_WRITTEN TASK:_ Write each line of the material exactly as given, from the top through the line that contains "ax.set_axisbelow(True)", and omit all pictures.

_GIVEN MATERIAL:_
================================

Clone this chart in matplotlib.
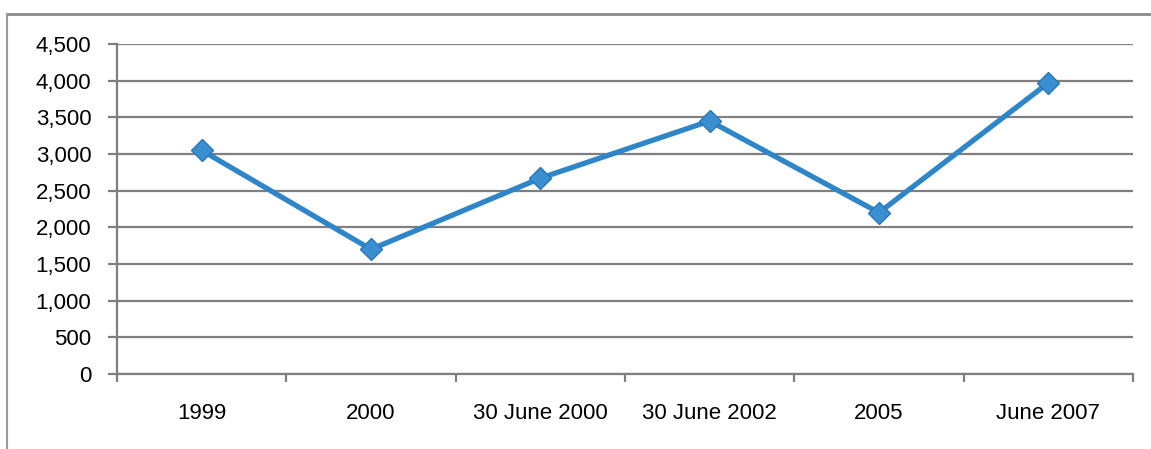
import matplotlib
matplotlib.use("Agg")
import matplotlib.pyplot as plt
from matplotlib.lines import Line2D

categories = ["1999", "2000", "30 June 2000", "30 June 2002", "2005", "June 2007"]
values = [3050, 1700, 2670, 3450, 2200, 3970]
y_ticks = [0, 500, 1000, 1500, 2000, 2500, 3000, 3500, 4000, 4500]

plt.rcParams["font.family"] = ["Liberation Sans", "DejaVu Sans"]

fig = plt.figure(figsize=(11.51, 4.49), dpi=100)
ax = fig.add_axes([117 / 1151, 1 - 374 / 449, (1133 - 117) / 1151, (374 - 44) / 449])

grid_color = "#7f7f7f"
line_color = "#2e86c8"

x = list(range(len(categories)))
ax.plot(x, values, color=line_color, lw=3.8, marker="D", markersize=11,
        markerfacecolor="#3a8fd0", markeredgecolor="#2a78b8", zorder=3,
        solid_joinstyle="miter")

ax.set_xlim(-0.5, len(categories) - 0.5)
ax.set_ylim(0, 4500)
ax.set_yticks(y_ticks)
ax.set_yticklabels([f"{v:,}" for v in y_ticks], fontsize=16)
ax.yaxis.grid(True, color=grid_color, lw=1.6)
ax.set_axisbelow(True)

# category labels centred, tick marks on category boundaries
ax.set_xticks(x)
ax.set_xticklabels(categories, fontsize=16)
ax.tick_params(axis="x", which="major", length=0, pad=21)
ax.set_xticks([i - 0.5 for i in range(len(categories) + 1)], minor=True)
ax.tick_params(axis="x", which="minor", length=6, width=1.6, color=grid_color, direction="out")
ax.tick_params(axis="y", length=6.5, width=1.6, color=grid_color, pad=12)

for side in ["top", "right"]:
    ax.spines[side].set_visible(False)
for side in ["left", "bottom"]:
    ax.spines[side].set_color(grid_color)
    ax.spines[side].set_linewidth(1.6)

# outer frame of the chart area
fig.add_artist(Line2D([7 / 1151, 1.0], [1 - 14 / 449, 1 - 14 / 449],
                      transform=fig.transFigure, color="#8a8a8a", lw=2))
fig.add_artist(Line2D([7 / 1151, 7 / 1151], [0, 1 - 14 / 449],
                      transform=fig.transFigure, color="#9a9a9a", lw=1.5))

fig.savefig("out.png", dpi=100)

================================

_EXPECTED OUTPUT:_
Clone this chart in matplotlib.
import matplotlib
matplotlib.use("Agg")
import matplotlib.pyplot as plt
from matplotlib.lines import Line2D

categories = ["1999", "2000", "30 June 2000", "30 June 2002", "2005", "June 2007"]
values = [3050, 1700, 2670, 3450, 2200, 3970]
y_ticks = [0, 500, 1000, 1500, 2000, 2500, 3000, 3500, 4000, 4500]

plt.rcParams["font.family"] = ["Liberation Sans", "DejaVu Sans"]

fig = plt.figure(figsize=(11.51, 4.49), dpi=100)
ax = fig.add_axes([117 / 1151, 1 - 374 / 449, (1133 - 117) / 1151, (374 - 44) / 449])

grid_color = "#7f7f7f"
line_color = "#2e86c8"

x = list(range(len(categories)))
ax.plot(x, values, color=line_color, lw=3.8, marker="D", markersize=11,
        markerfacecolor="#3a8fd0", markeredgecolor="#2a78b8", zorder=3,
        solid_joinstyle="miter")

ax.set_xlim(-0.5, len(categories) - 0.5)
ax.set_ylim(0, 4500)
ax.set_yticks(y_ticks)
ax.set_yticklabels([f"{v:,}" for v in y_ticks], fontsize=16)
ax.yaxis.grid(True, color=grid_color, lw=1.6)
ax.set_axisbelow(True)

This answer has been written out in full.